[Warning: This post contains spoilers for Aristotle and Dante Discover the Secrets of the Universe, as well as discussion of homophobic violence. Please proceed with caution!]
It seems like everyone I know has either read or wants to read Aristotle and Dante Discover the Secrets of the Universe by Benjamin Alire Sáenz. The book is a queer coming of age story that narrates a year in the life of Ari, an angry teen with a brother in prison who makes friends with a boy named Dante. It’s won tons of literary awards, including the Stonewall Book Award and the Lambda Literary Award. It explores issues of race, class, and sexuality, all from the perspective of a teenage boy caught up in all of those struggles. Needless to say, it’s right up my alley. I ordered the book last week and picked it up at the post office on Saturday before I had to head to the mechanic to hang out for a couple hours while my car was inspected, knowing that would give me the chance to really get into it.

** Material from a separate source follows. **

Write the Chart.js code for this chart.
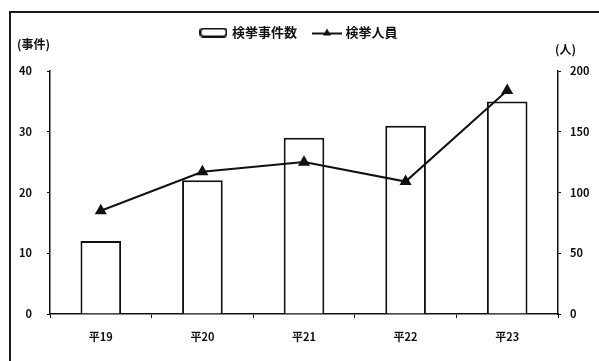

I read this book in less than four hours. I started it at the mechanic and plowed through about half of it in my two hours there, then was forced to put it down for a six hour shift at work during which I thought endlessly about it. Then I went home and finished reading. I was in bed by midnight, lights out, but I’ve been thinking about this book ever since I put it down. That was Saturday. This is Tuesday. I suspect I’ll be thinking about this book for quite a while.
Aristotle and Dante is honestly a very simple story. It doesn’t have a very complicated plot; it focuses on a string of events that take place in Ari’s life when he’s 15 and 16 years old. These events are fairly mundane: he meets Dante, who teaches him how to swim; Dante moves several states away for his dad’s job and is gone for an entire school year; both of them explore their sexuality and participate in the illicit activities of underage drinking and smoking pot; Ari gets a dog; Ari learns how to drive the vintage pick-up truck he got for his birthday; Dante moves back.
But Ari also saves Dante’s life by pushing him out of the way of a moving vehicle, debilitating himself by breaking both of his legs when he’s run over by said vehicle. Ari slowly but surely learns the story of why his older brother ended up in prison, and discovers family secrets that change his whole perspective on who he is, where he comes from, and who he can become. Dante is hospitalized after a severe beating from a group of boys who catch him kissing another boy in an alleyway and Ari retaliates by beating one of the boys who hurt his friend. Their friendship grows and changes and eventually becomes something more, while all around them this incredibly well-written mixture of mundane and serious life events makes them grow and change as people and as friends.
Although the basic structure of this book is very loose, easy to read and even easier to follow, the fact is that it deals with some incredibly heavy subjects. Ari and Dante converse several times about being of Mexican descent, and what that means for them. They talk about Dante wanting to kiss boys and more specifically wanting to kiss Ari. They talk about religion. They talk about growing up. Ari and Dante talk and talk and talk. And as they talk, they fall in love, and the little idiosyncrasies that make their friendship work also make it clear that they are much more than friends.
This book took my breath away. It’s been a long time since I last read a book that changed my perspective on things in a significant way. There’s a very small list of books that exists very close to my heart of books I have read and loved and will read and love again (and again). Aristotle and Dante crawled onto that list when I was barely 50 pages into it.
The writing is stunning. Sáenz perfectly captures the voice of an angry teen who’s been tossed a lot of hardships in his life that no 15 year-old should have to endure. He captures the anger and the frustration and the pain, but also the blooming sense of hope that comes with having a friend, that comes with learning about your family and about the things that keep you up at night because you’re so mad about not knowing. Sáenz captures the uncertainty of falling in love with your best friend, as well as the weirdness that many of us experience when we realize that we’re queer. He does all of this by letting Ari narrate his own story, the book a beautiful combination of journal and memoir, the kind of thing that you can read in less than four hours but think about for days (and probably weeks) on end.
There is so much to say about this book, and much of it is stuff that I don’t think I’m qualified to say. What I can say is that I absolutely loved Aristotle and Dante Discover the Secrets of the Universe. It made me laugh and it made me cry and it made my chest feel like it was expanding and then exploding, a complicated mish-mosh of hope and despair filling me up and making me wish there was more. The night before I picked this book up at the post office, someone on my Tumblr dashboard made a post that said reading this book would make you feel really good not only about being queer, but about life in general. That person was right. When I finished Sáenz’s book, I felt like I could do anything.
It’s not often that I find a book that transcends all of my expectations and takes me to emotional places that I don’t expect to be. Aristotle and Dante does that and more. I could write for days about how much I loved this book, but I don’t think that’s necessary. I’ll let it speak for itself. Buy this book or get it at the library or borrow it from a friend. Read it in hardback or paperback or on your ereader or phone. Just read it. Then we can discuss.